### Stated exercise
Leave out the pictures and set down exactly the lines from the start of the listing through the one with "from bokeh.resources import INLINE", both included.

### Stored data

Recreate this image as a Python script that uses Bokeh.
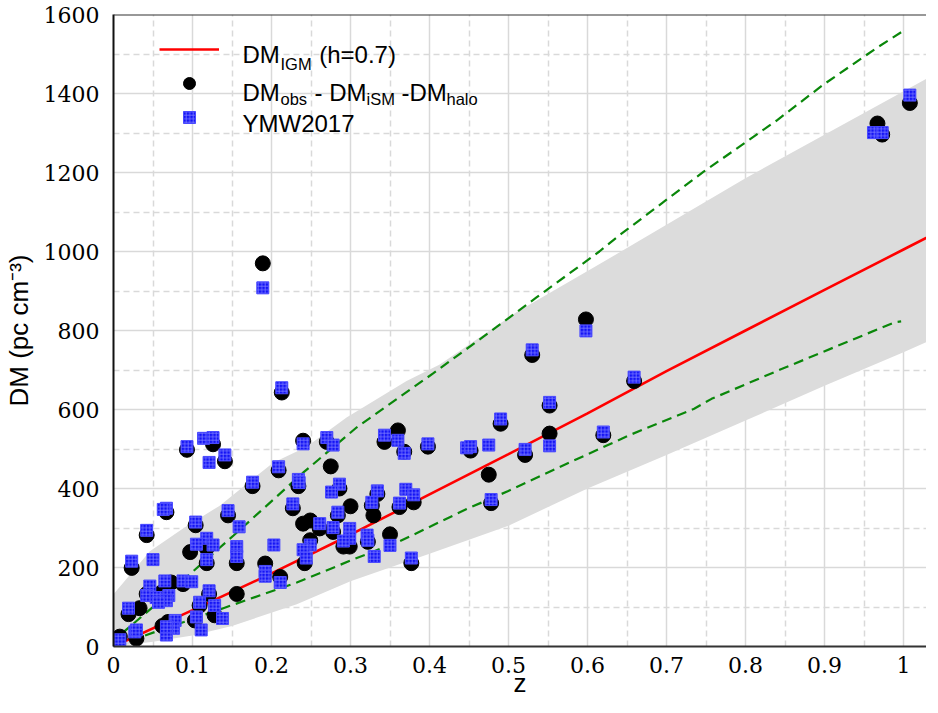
from bokeh.plotting import figure
from bokeh.models import (FixedTicker, CustomJSTickFormatter, Legend, LegendItem,
                          Label, Span)
from bokeh.embed import file_html
from bokeh.resources import INLINE

# ---------------- data ----------------
# DM_obs - DM_ISM - DM_halo (black circles)
z_obs = [0.000, 0.008, 0.029, 0.019, 0.033, 0.023, 0.042, 0.067, 0.093, 0.126,
         0.141, 0.104, 0.145, 0.176, 0.213, 0.209, 0.240, 0.270, 0.275, 0.234,
         0.286, 0.300, 0.334, 0.327, 0.329, 0.343, 0.360, 0.368, 0.398, 0.362,
         0.380, 0.227, 0.261, 0.278, 0.284, 0.240, 0.249, 0.291, 0.299, 0.322,
         0.350, 0.377, 0.249, 0.242, 0.192, 0.211, 0.156, 0.156, 0.097, 0.118,
         0.118, 0.073, 0.088, 0.121, 0.042, 0.061, 0.069, 0.062, 0.103, 0.109,
         0.128, 0.189, 0.598, 0.530, 0.659, 0.552, 0.490, 0.552, 0.620, 0.521,
         0.452, 0.475, 0.478, 0.967, 0.973, 1.008]
dm_obs = [5, 25, 20, 82, 97, 199, 282, 340, 498, 512,
          469, 307, 332, 406, 643, 446, 521, 518, 456, 406,
          400, 355, 386, 357, 332, 518, 547, 493, 506, 353,
          365, 350, 299, 290, 332, 311, 319, 253, 253, 265,
          284, 211, 269, 211, 210, 176, 133, 211, 239, 249,
          211, 162, 158, 133, 133, 137, 62, 52, 66, 104,
          79, 970, 828, 738, 672, 610, 564, 539, 535, 485,
          496, 435, 363, 1324, 1296, 1376]

# YMW2017 (blue squares)
z_ymw = [0.000, 0.008, 0.027, 0.029, 0.019, 0.023, 0.042, 0.050, 0.067, 0.063,
         0.093, 0.114, 0.126, 0.121, 0.141, 0.104, 0.145, 0.159, 0.176, 0.213,
         0.209, 0.240, 0.270, 0.278, 0.234, 0.235, 0.286, 0.276, 0.334, 0.327,
         0.343, 0.360, 0.368, 0.398, 0.447, 0.362, 0.370, 0.380, 0.227, 0.261,
         0.278, 0.284, 0.299, 0.299, 0.291, 0.321, 0.322, 0.350, 0.330, 0.377,
         0.203, 0.249, 0.240, 0.244, 0.192, 0.192, 0.211, 0.156, 0.156, 0.118,
         0.105, 0.126, 0.118, 0.088, 0.099, 0.121, 0.065, 0.046, 0.042, 0.054,
         0.070, 0.067, 0.057, 0.078, 0.076, 0.067, 0.067, 0.105, 0.111, 0.109,
         0.128, 0.138, 0.189, 0.598, 0.530, 0.659, 0.552, 0.490, 0.552, 0.620,
         0.521, 0.475, 0.452, 0.478, 0.962, 0.973, 1.008]
dm_ymw = [15, 17, 37, 42, 97, 216, 294, 220, 350, 347,
          506, 527, 529, 466, 485, 315, 344, 303, 416, 655,
          455, 513, 529, 510, 423, 415, 411, 391, 394, 365,
          535, 522, 489, 513, 503, 363, 398, 384, 361, 311,
          301, 340, 299, 274, 267, 282, 269, 256, 228, 224,
          257, 257, 245, 224, 190, 178, 162, 253, 228, 274,
          259, 257, 220, 166, 164, 141, 166, 153, 129, 124,
          129, 116, 112, 66, 46, 29, 50, 75, 42, 112,
          104, 71, 908, 799, 751, 682, 618, 576, 508, 543,
          499, 510, 506, 372, 1301, 1301, 1396]

# DM_IGM (h=0.7) model curve
z_igm = [0.0, 0.1, 0.2, 0.3, 0.4, 0.5, 0.6, 0.7, 0.8, 0.9, 1.0, 1.05]
dm_igm = [0, 92, 185, 283, 385, 487, 590, 697, 800, 903, 1005, 1056]

# grey band (upper / lower edges)
z_band_up = [0.0, 0.046, 0.088, 0.134, 0.202, 0.244, 0.295, 0.371, 0.413, 0.51,
             0.611, 0.801, 1.039]
dm_band_up = [132, 241, 299, 356, 465, 505, 580, 672, 714, 846,
              963, 1187, 1448]
z_band_lo = [0.0, 0.05, 0.1, 0.15, 0.232, 0.3, 0.4, 0.5, 0.6, 0.7, 0.8, 0.9,
             1.0, 1.039]
dm_band_lo = [0, 12, 28, 52, 107, 165, 235, 306, 400, 485, 572, 660, 745, 780]

# green dashed curves
z_green_up = [0.01, 0.054, 0.096, 0.152, 0.24, 0.308, 0.405, 0.485, 0.535,
              0.615, 0.643, 0.747, 0.839, 0.899, 0.968, 0.997]
dm_green_up = [32, 107, 182, 281, 440, 555, 692, 809, 883,
               1000, 1045, 1202, 1331, 1423, 1518, 1555]
z_green_lo = [0.04, 0.089, 0.139, 0.232, 0.308, 0.362, 0.447, 0.499, 0.571,
              0.653, 0.735, 0.757, 0.844, 0.989, 0.997]
dm_green_lo = [28, 62, 97, 162, 224, 266, 348, 393, 460,
               535, 602, 627, 701, 821, 823]

# ticks
x_ticks = [0, 0.1, 0.2, 0.3, 0.4, 0.5, 0.6, 0.7, 0.8, 0.9, 1.0]
x_minor_ticks = [0.05, 0.15, 0.25, 0.35, 0.45, 0.55, 0.65, 0.75, 0.85, 0.95]
y_ticks = [0, 200, 400, 600, 800, 1000, 1200, 1400, 1600]
y_minor_ticks = [100, 300, 500, 700, 900, 1100, 1300, 1500]

# ---------------- figure ----------------
FRAME_H = 632
p = figure(frame_width=813, frame_height=FRAME_H,
           min_border_left=109, min_border_right=0, min_border_top=14,
           min_border_bottom=51,
           x_range=(0, 1.0291), y_range=(0, 1600),
           output_backend="svg", toolbar_location=None)
p.outline_line_color = None
p.background_fill_color = "white"
p.border_fill_color = "white"

GRID = "#d9d9d9"
for g in (p.xgrid, p.ygrid):
    g.grid_line_color = GRID
    g.grid_line_width = 1.5
    g.minor_grid_line_color = GRID
    g.minor_grid_line_width = 1.5
    g.minor_grid_line_dash = "6 4"

p.xaxis.ticker = FixedTicker(ticks=x_ticks, minor_ticks=x_minor_ticks)
p.yaxis.ticker = FixedTicker(ticks=y_ticks, minor_ticks=y_minor_ticks)
p.xaxis.formatter = CustomJSTickFormatter(code="return String(Number(tick.toFixed(2)));")

SERIF = "DejaVu Serif"
for ax in (p.xaxis, p.yaxis):
    ax.major_tick_line_color = None
    ax.minor_tick_line_color = None
    ax.major_label_text_font = SERIF
    ax.major_label_text_font_size = "22px"
    ax.major_label_text_color = "black"
    ax.axis_line_width = 2
p.xaxis.axis_line_color = "#333333"
p.yaxis.axis_line_color = "#111111"
p.xaxis.major_label_standoff = 4
p.yaxis.major_label_standoff = 8

p.yaxis.axis_label = "DM (pc cm\u207b\u00b3)"
p.xaxis.axis_label = "z"
for ax in (p.xaxis, p.yaxis):
    ax.axis_label_text_font = "Liberation Sans"
    ax.axis_label_text_font_size = "26px"
    ax.axis_label_text_font_style = "normal"
    ax.axis_label_text_color = "black"
p.yaxis.axis_label_standoff = 7
p.xaxis.axis_label_standoff = -8

# top border line
p.add_layout(Span(location=1600, dimension="width", line_color="#333333", line_width=2))

# band
band_x = z_band_up + z_band_lo[::-1]
band_y = dm_band_up + dm_band_lo[::-1]
p.patch(band_x, band_y, fill_color="#dcdcdc", line_color=None)

# green dashed
p.line(z_green_up, dm_green_up, line_color="#0a870a", line_width=2.2, line_dash="10 6")
p.line(z_green_lo, dm_green_lo, line_color="#0a870a", line_width=2.2, line_dash="10 6")

# red model
r_red = p.line(z_igm, dm_igm, line_color="#ff0000", line_width=2.6)

# points
r_circ = p.scatter(z_obs, dm_obs, marker="circle", size=15,
                   fill_color="black", line_color="black")
r_sq = p.scatter(z_ymw, dm_ymw, marker="square", size=12,
                 fill_color="#1414f5", line_color="#4a4aff", line_width=1,
                 hatch_pattern="+", hatch_color="#7a7aff", hatch_scale=3.5,
                 hatch_weight=0.8)

# legend symbols
LEG_H = 3 * 30 + 2 * 4
legend = Legend(items=[LegendItem(label=" ", renderers=[r_red]),
                       LegendItem(label=" ", renderers=[r_circ]),
                       LegendItem(label=" ", renderers=[r_sq])],
                location=(46, FRAME_H - 20 - LEG_H), orientation="vertical",
                padding=0, margin=0, spacing=4,
                glyph_width=60, glyph_height=30,
                label_width=0, label_height=30, label_standoff=0,
                label_text_font_size="1px",
                background_fill_alpha=0, border_line_alpha=0)
p.add_layout(legend)

# legend texts (with subscripts); offsets are pixels below the frame top
PX = 1600 / FRAME_H
MAIN = "24px"
SUB = "16.5px"
def txt(x, off, s, size):
    p.add_layout(Label(x=x, y=1600 - off * PX, text=s, text_font="Liberation Sans",
                       text_font_size=size, text_color="black",
                       text_baseline="alphabetic", text_align="left"))

txt(0.1633, 40, "DM", MAIN)
txt(0.2114, 49.7, "IGM", SUB)
txt(0.2604, 40, "(h=0.7)", MAIN)

txt(0.1633, 78, "DM", MAIN)
txt(0.2114, 84.5, "obs", SUB)
txt(0.2544, 78, "- DM", MAIN)
txt(0.3203, 84.5, "iSM", SUB)
txt(0.3646, 78, "-DM", MAIN)
txt(0.4215, 84.5, "halo", SUB)

txt(0.1633, 109, "YMW2017", MAIN)

open("out.html", "w").write(file_html(p, INLINE))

### Answer for this exercise
Recreate this image as a Python script that uses Bokeh.
from bokeh.plotting import figure
from bokeh.models import (FixedTicker, CustomJSTickFormatter, Legend, LegendItem,
                          Label, Span)
from bokeh.embed import file_html
from bokeh.resources import INLINE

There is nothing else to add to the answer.